Snowballing and grey literature

Depending upon your topic, it may be appropriate to search the grey literature and/or snowball your search.

Snowballing, also known as citation chaining, is the process of searching the references and/or the citations of your articles to identify other relevant material. Indexes such as Scopus and Web of Science enable you to carry out this procedure.

Grey literature refers to material not usually found in the commercial publisher databases, e.g., government reports, conference proceedings, theses, etc.

As with your search-string searches, it is important to document the process you went through to locate additional studies through snowballing and/or ad-hoc searching of the literature.

Any studies identified through snowballing and/or ad-hoc searching, that are to be included in your review, must be evaluated against your inclusion and exclusion criteria at the full text screening stage and against the quality appraisal checklist in the quality appraisal stage.
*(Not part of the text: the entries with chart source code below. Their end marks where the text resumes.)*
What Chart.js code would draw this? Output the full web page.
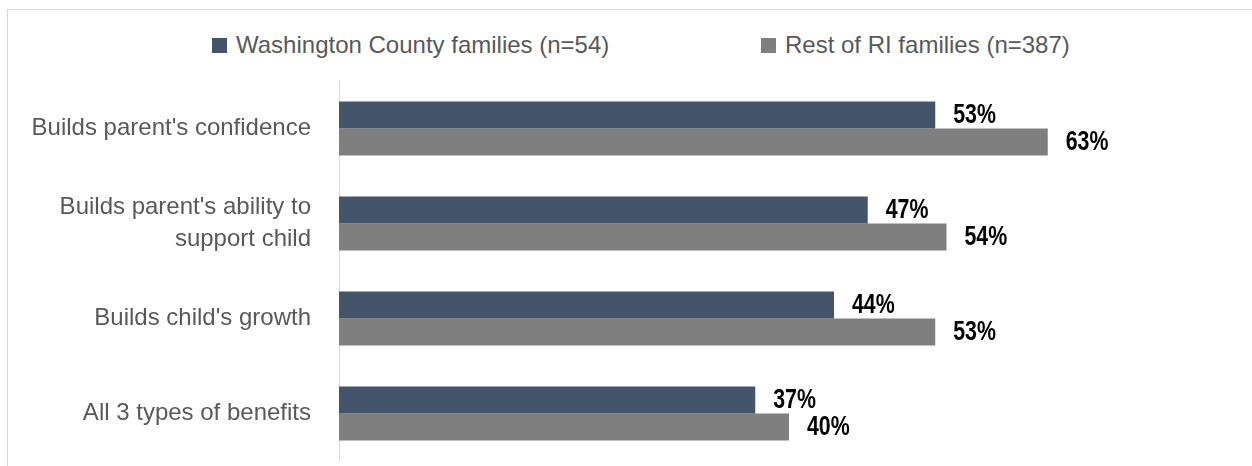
<!DOCTYPE html>
<html>
<head>
<meta charset="utf-8">
<title>Benefits by family group</title>
<script src="https://cdn.jsdelivr.net/npm/chart.js@4/dist/chart.umd.min.js"></script>
<style>
  html, body { margin: 0; padding: 0; background: #fff; overflow: hidden; }
  #wrap { position: relative; width: 1252px; height: 466px; overflow: hidden; }
  #frame {
    position: absolute; left: 7px; top: 9px; width: 1300px; height: 500px;
    border-top: 1px solid #d9d9d9; border-left: 1px solid #d9d9d9;
  }
  #legend { position: absolute; top: 30px; left: 0; width: 100%; height: 30px; }
  .item {
    position: absolute; top: 0; display: flex; align-items: center; height: 30px;
    font-family: "Liberation Sans", Arial, sans-serif; font-size: 24px; color: #595959;
    white-space: nowrap;
  }
  .swatch { width: 15px; height: 15px; margin-right: 9px; }
  #benefitsChart { position: absolute; left: 0; top: 0; }
</style>
</head>
<body>
<div id="wrap">
  <div id="frame"></div>
  <div id="legend"></div>
  <canvas id="benefitsChart" width="1252" height="466"></canvas>
</div>
<script>
// 항목과 값 (%)
const categories = [
    "Builds parent's confidence",
    ["Builds parent's ability to", "support child"],
    "Builds child's growth",
    "All 3 types of benefits"
];
const washingtonValues = [53, 47, 44, 37];
const restOfRIValues = [63, 54, 53, 40];
const seriesNames = ['Washington County families (n=54)', 'Rest of RI families (n=387)'];
const seriesColors = ['#44546a', '#7f7f7f'];

// 범례 (HTML)
function buildLegend() {
    const lefts = [212, 761];
    const legend = document.getElementById('legend');
    seriesNames.forEach(function(name, i) {
        const item = document.createElement('div');
        item.className = 'item';
        item.style.left = lefts[i] + 'px';
        const sw = document.createElement('span');
        sw.className = 'swatch';
        sw.style.background = seriesColors[i];
        const txt = document.createElement('span');
        txt.textContent = name;
        item.appendChild(sw);
        item.appendChild(txt);
        legend.appendChild(item);
    });
}

// 막대 끝에 값 표시 (좁은 굵은 글꼴 느낌으로 가로 압축)
const valueLabels = {
    id: 'valueLabels',
    afterDatasetsDraw(chart) {
        const ctx = chart.ctx;
        const squeeze = 0.79;
        ctx.save();
        ctx.font = 'bold 27px "Liberation Sans", Arial, sans-serif';
        ctx.fillStyle = '#000';
        ctx.textAlign = 'left';
        ctx.textBaseline = 'middle';
        chart.data.datasets.forEach(function(ds, i) {
            chart.getDatasetMeta(i).data.forEach(function(bar, j) {
                ctx.save();
                ctx.translate(bar.x + 18, bar.y + 1);
                ctx.scale(squeeze, 1);
                ctx.fillText(ds.data[j] + '%', 0, 0);
                ctx.restore();
            });
        });
        ctx.restore();
    }
};

function initChart() {
    const ctx = document.getElementById('benefitsChart').getContext('2d');
    new Chart(ctx, {
        type: 'bar',
        data: {
            labels: categories,
            datasets: [{
                label: seriesNames[0],
                data: washingtonValues,
                backgroundColor: seriesColors[0]
            }, {
                label: seriesNames[1],
                data: restOfRIValues,
                backgroundColor: seriesColors[1]
            }]
        },
        options: {
            indexAxis: 'y',
            responsive: false,
            animation: false,
            categoryPercentage: 0.57,
            barPercentage: 1.0,
            layout: { padding: { top: 81, right: 13, bottom: 5, left: 0 } },
            plugins: {
                legend: { display: false },
                tooltip: { enabled: false }
            },
            scales: {
                x: {
                    min: 0,
                    max: 80,
                    display: false
                },
                y: {
                    grid: { display: false, drawTicks: false },
                    border: { display: true, color: '#d9d9d9', width: 1 },
                    ticks: {
                        color: '#595959',
                        padding: 28,
                        font: { family: '"Liberation Sans", Arial, sans-serif', size: 24, lineHeight: 1.33 }
                    },
                    // 축 너비 고정, 위아래 여백은 layout padding만 사용
                    afterFit: function(scale) {
                        scale.width = 339;
                        scale.paddingTop = 0;
                        scale.paddingBottom = 0;
                    }
                }
            }
        },
        plugins: [valueLabels]
    });
}

document.addEventListener('DOMContentLoaded', function() {
    buildLegend();
    initChart();
});
</script>
</body>
</html>
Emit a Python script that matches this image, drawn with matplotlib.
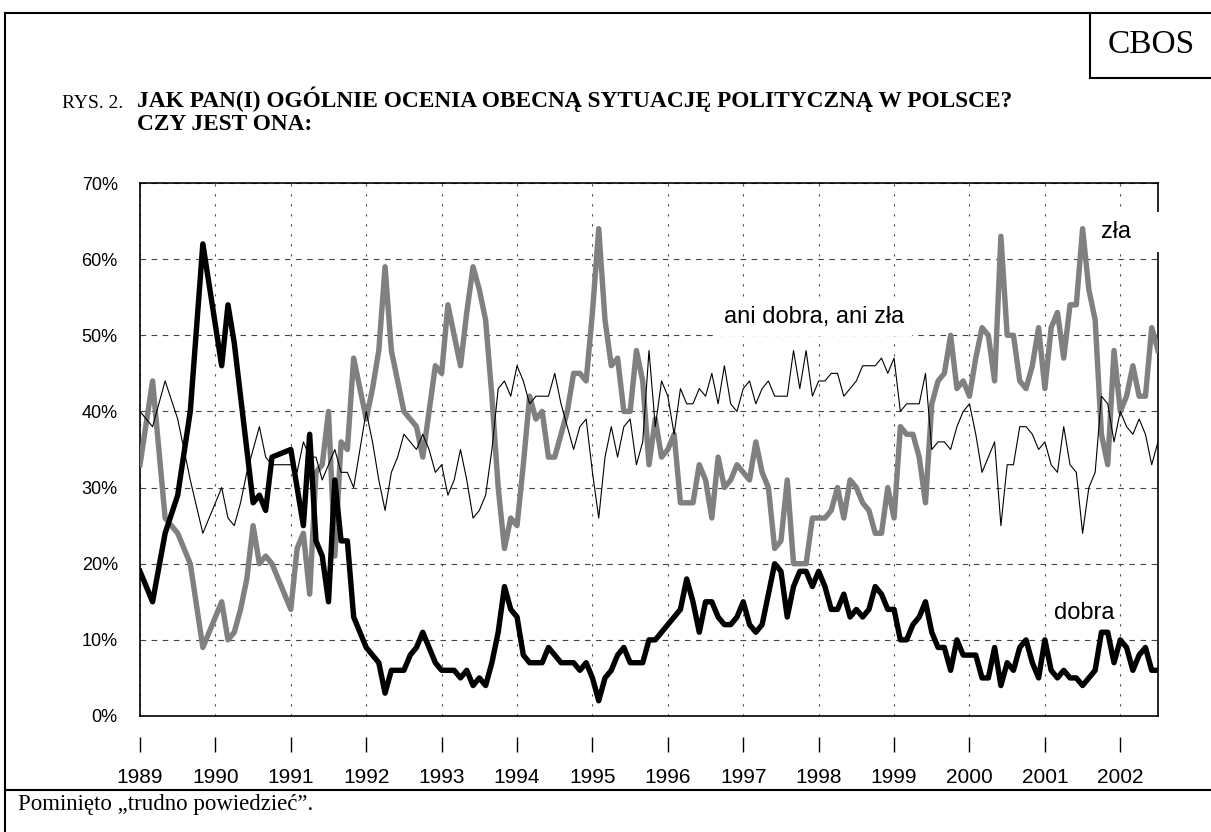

The number of articles located through these processes should be separately documented at each of these two stages, along with the number of articles from your search string searches.

Here is an example of this process: 

At the full text-based screening stage:

articles from search strings (n = 246), articles from snowballed searches (n = 12), articles from ad-hoc searches (n = 8).

Once the full text screening has been completed:

rejected articles (n = 134).

(Note: you also need to document the basic details of the studies excluded, as well as the reasons for exclusion)

At completion of the quality appraisal screening stage:

rejected articles (n = 35).

(Note: you also need to document the basic details of the studies excluded, as well as the reasons for exclusion)

Final number of articles left:

articles from search strings (n = 86), articles from snowballed searches (n = 7), articles from ad-hoc searches (n = 4).